Source code of charts
"""
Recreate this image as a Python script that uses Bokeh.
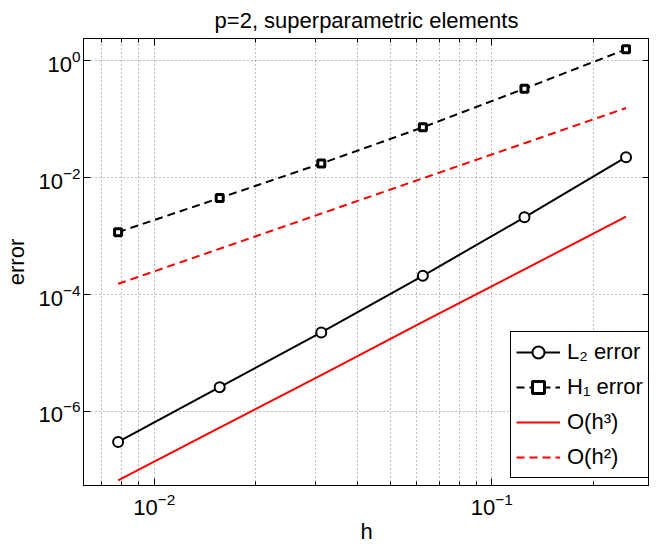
from bokeh.plotting import figure
from bokeh.models import (LogAxis, FixedTicker, Legend, LegendItem, Range1d)
from bokeh.embed import file_html
from bokeh.resources import INLINE

# ---- data ----
h = [0.0078125, 0.015625, 0.03125, 0.0625, 0.125, 0.25]
l2_err = [3.0e-7, 2.6e-6, 2.25e-5, 2.1e-4, 2.1e-3, 2.25e-2]
h1_err = [1.17e-3, 4.5e-3, 1.75e-2, 7.3e-2, 0.335, 1.58]
o_h3 = [6.6e-8, 5.3e-7, 4.2e-6, 3.4e-5, 2.7e-4, 2.17e-3]
o_h2 = [1.53e-4, 6.1e-4, 2.44e-3, 9.8e-3, 3.9e-2, 0.156]

x_major = [1e-2, 1e-1]
x_minor = [0.007, 0.008, 0.009, 0.02, 0.03, 0.04, 0.05, 0.06, 0.07, 0.08, 0.09, 0.2]
y_major = [1e-6, 1e-4, 1e-2, 1e0]

title_text = "p=2, superparametric elements"
x_label = "h"
y_label = "error"
labels = ["L\u2082 error", "H\u2081 error", "O(h\u00b3)", "O(h\u00b2)"]

FONT = "Liberation Sans"
FS = "22px"

p = figure(x_axis_type="log", y_axis_type="log",
           x_range=Range1d(0.00617, 0.2934), y_range=Range1d(5.4e-8, 2.42),
           frame_width=566, frame_height=447,
           min_border_left=83, min_border_top=38, min_border_bottom=50, min_border_right=0,
           output_backend="svg", toolbar_location=None,
           background_fill_color="white", border_fill_color="white")

p.title.text = title_text
p.title.text_font = FONT
p.title.text_font_size = FS
p.title.text_font_style = "normal"
p.title.text_color = "black"
p.title.align = "center"
p.title.standoff = 11
p.title.offset = 0

p.outline_line_color = "black"
p.outline_line_width = 1
p.outline_line_alpha = 1

xt = FixedTicker(ticks=x_major, minor_ticks=x_minor)
yt = FixedTicker(ticks=y_major, minor_ticks=[])

for ax in p.xaxis:
    ax.ticker = xt
for ax in p.yaxis:
    ax.ticker = yt

def style_axis(ax, show_labels=True):
    ax.axis_line_color = "black"
    ax.major_tick_line_color = "black"
    ax.minor_tick_line_color = "black"
    ax.major_tick_in = 7
    ax.major_tick_out = 0
    ax.minor_tick_in = 4
    ax.minor_tick_out = 0
    ax.major_label_text_font = FONT
    ax.major_label_text_color = "black"
    ax.axis_label_text_font = FONT
    ax.axis_label_text_font_size = FS
    ax.axis_label_text_font_style = "normal"
    ax.axis_label_text_color = "black"
    if show_labels:
        ax.major_label_text_font_size = FS
    else:
        ax.major_label_text_font_size = "1px"
        ax.major_label_text_alpha = 0
        ax.major_label_standoff = 0

style_axis(p.xaxis[0])
style_axis(p.yaxis[0])
p.xaxis[0].axis_label = x_label
p.yaxis[0].axis_label = y_label
p.xaxis[0].major_label_standoff = 7
p.xaxis[0].axis_label_standoff = 1
p.yaxis[0].major_label_standoff = 3
p.yaxis[0].axis_label_standoff = 6

top = LogAxis(ticker=xt)
style_axis(top, show_labels=False)
right = LogAxis(ticker=yt)
style_axis(right, show_labels=False)
p.add_layout(top, "above")
p.add_layout(right, "right")

for g in (p.xgrid[0], p.ygrid[0]):
    g.grid_line_color = "black"
    g.grid_line_alpha = 0.5
    g.grid_line_dash = "1 3"
    g.grid_line_width = 1
p.xgrid[0].minor_grid_line_color = "black"
p.xgrid[0].minor_grid_line_alpha = 0.5
p.xgrid[0].minor_grid_line_dash = "1 3"
p.xgrid[0].minor_grid_line_width = 1

r_o3 = p.line(h, o_h3, line_color="#ff0000", line_width=2)
r_o2 = p.line(h, o_h2, line_color="#ff0000", line_width=2, line_dash="8 5")
r_l2l = p.line(h, l2_err, line_color="black", line_width=2)
r_l2m = p.scatter(h, l2_err, marker="circle", size=10, line_color="black",
                  line_width=2, fill_color="white")
r_h1l = p.line(h, h1_err, line_color="black", line_width=2, line_dash="8 5")
r_h1m = p.scatter(h, h1_err, marker="square", size=7, line_color="black",
                  line_width=3, fill_color="white")

legend = Legend(items=[
    LegendItem(label=labels[0], renderers=[r_l2l, r_l2m]),
    LegendItem(label=labels[1], renderers=[r_h1l, r_h1m]),
    LegendItem(label=labels[2], renderers=[r_o3]),
    LegendItem(label=labels[3], renderers=[r_o2]),
], location=(427, 7))
legend.label_text_font = FONT
legend.label_text_font_size = FS
legend.label_text_color = "black"
legend.border_line_color = "black"
legend.border_line_width = 1
legend.border_line_alpha = 1
legend.background_fill_color = "white"
legend.background_fill_alpha = 1
legend.glyph_width = 44
legend.glyph_height = 30
legend.label_height = 30
legend.label_standoff = 7
legend.spacing = 5
legend.padding = 5
legend.margin = 0
p.add_layout(legend, "center")

open("out.html", "w").write(file_html(p, INLINE))
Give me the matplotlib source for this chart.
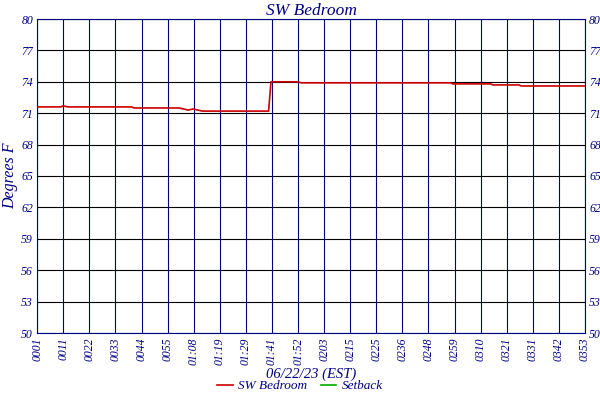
"""
* DIRECTIONS *
Repeat the data exactly, excluding the pictures.

* RESPONSE TO THE EXERCISE *
Recreate this image as a Python script that uses Bokeh.
from bokeh.plotting import figure
from bokeh.models import (LogAxis, FixedTicker, Legend, LegendItem, Range1d)
from bokeh.embed import file_html
from bokeh.resources import INLINE

# ---- data ----
h = [0.0078125, 0.015625, 0.03125, 0.0625, 0.125, 0.25]
l2_err = [3.0e-7, 2.6e-6, 2.25e-5, 2.1e-4, 2.1e-3, 2.25e-2]
h1_err = [1.17e-3, 4.5e-3, 1.75e-2, 7.3e-2, 0.335, 1.58]
o_h3 = [6.6e-8, 5.3e-7, 4.2e-6, 3.4e-5, 2.7e-4, 2.17e-3]
o_h2 = [1.53e-4, 6.1e-4, 2.44e-3, 9.8e-3, 3.9e-2, 0.156]

x_major = [1e-2, 1e-1]
x_minor = [0.007, 0.008, 0.009, 0.02, 0.03, 0.04, 0.05, 0.06, 0.07, 0.08, 0.09, 0.2]
y_major = [1e-6, 1e-4, 1e-2, 1e0]

title_text = "p=2, superparametric elements"
x_label = "h"
y_label = "error"
labels = ["L\u2082 error", "H\u2081 error", "O(h\u00b3)", "O(h\u00b2)"]

FONT = "Liberation Sans"
FS = "22px"

p = figure(x_axis_type="log", y_axis_type="log",
           x_range=Range1d(0.00617, 0.2934), y_range=Range1d(5.4e-8, 2.42),
           frame_width=566, frame_height=447,
           min_border_left=83, min_border_top=38, min_border_bottom=50, min_border_right=0,
           output_backend="svg", toolbar_location=None,
           background_fill_color="white", border_fill_color="white")

p.title.text = title_text
p.title.text_font = FONT
p.title.text_font_size = FS
p.title.text_font_style = "normal"
p.title.text_color = "black"
p.title.align = "center"
p.title.standoff = 11
p.title.offset = 0

p.outline_line_color = "black"
p.outline_line_width = 1
p.outline_line_alpha = 1

xt = FixedTicker(ticks=x_major, minor_ticks=x_minor)
yt = FixedTicker(ticks=y_major, minor_ticks=[])

for ax in p.xaxis:
    ax.ticker = xt
for ax in p.yaxis:
    ax.ticker = yt

def style_axis(ax, show_labels=True):
    ax.axis_line_color = "black"
    ax.major_tick_line_color = "black"
    ax.minor_tick_line_color = "black"
    ax.major_tick_in = 7
    ax.major_tick_out = 0
    ax.minor_tick_in = 4
    ax.minor_tick_out = 0
    ax.major_label_text_font = FONT
    ax.major_label_text_color = "black"
    ax.axis_label_text_font = FONT
    ax.axis_label_text_font_size = FS
    ax.axis_label_text_font_style = "normal"
    ax.axis_label_text_color = "black"
    if show_labels:
        ax.major_label_text_font_size = FS
    else:
        ax.major_label_text_font_size = "1px"
        ax.major_label_text_alpha = 0
        ax.major_label_standoff = 0

style_axis(p.xaxis[0])
style_axis(p.yaxis[0])
p.xaxis[0].axis_label = x_label
p.yaxis[0].axis_label = y_label
p.xaxis[0].major_label_standoff = 7
p.xaxis[0].axis_label_standoff = 1
p.yaxis[0].major_label_standoff = 3
p.yaxis[0].axis_label_standoff = 6

top = LogAxis(ticker=xt)
style_axis(top, show_labels=False)
right = LogAxis(ticker=yt)
style_axis(right, show_labels=False)
p.add_layout(top, "above")
p.add_layout(right, "right")

for g in (p.xgrid[0], p.ygrid[0]):
    g.grid_line_color = "black"
    g.grid_line_alpha = 0.5
    g.grid_line_dash = "1 3"
    g.grid_line_width = 1
p.xgrid[0].minor_grid_line_color = "black"
p.xgrid[0].minor_grid_line_alpha = 0.5
p.xgrid[0].minor_grid_line_dash = "1 3"
p.xgrid[0].minor_grid_line_width = 1

r_o3 = p.line(h, o_h3, line_color="#ff0000", line_width=2)
r_o2 = p.line(h, o_h2, line_color="#ff0000", line_width=2, line_dash="8 5")
r_l2l = p.line(h, l2_err, line_color="black", line_width=2)
r_l2m = p.scatter(h, l2_err, marker="circle", size=10, line_color="black",
                  line_width=2, fill_color="white")
r_h1l = p.line(h, h1_err, line_color="black", line_width=2, line_dash="8 5")
r_h1m = p.scatter(h, h1_err, marker="square", size=7, line_color="black",
                  line_width=3, fill_color="white")

legend = Legend(items=[
    LegendItem(label=labels[0], renderers=[r_l2l, r_l2m]),
    LegendItem(label=labels[1], renderers=[r_h1l, r_h1m]),
    LegendItem(label=labels[2], renderers=[r_o3]),
    LegendItem(label=labels[3], renderers=[r_o2]),
], location=(427, 7))
legend.label_text_font = FONT
legend.label_text_font_size = FS
legend.label_text_color = "black"
legend.border_line_color = "black"
legend.border_line_width = 1
legend.border_line_alpha = 1
legend.background_fill_color = "white"
legend.background_fill_alpha = 1
legend.glyph_width = 44
legend.glyph_height = 30
legend.label_height = 30
legend.label_standoff = 7
legend.spacing = 5
legend.padding = 5
legend.margin = 0
p.add_layout(legend, "center")

open("out.html", "w").write(file_html(p, INLINE))
Give me the matplotlib source for this chart.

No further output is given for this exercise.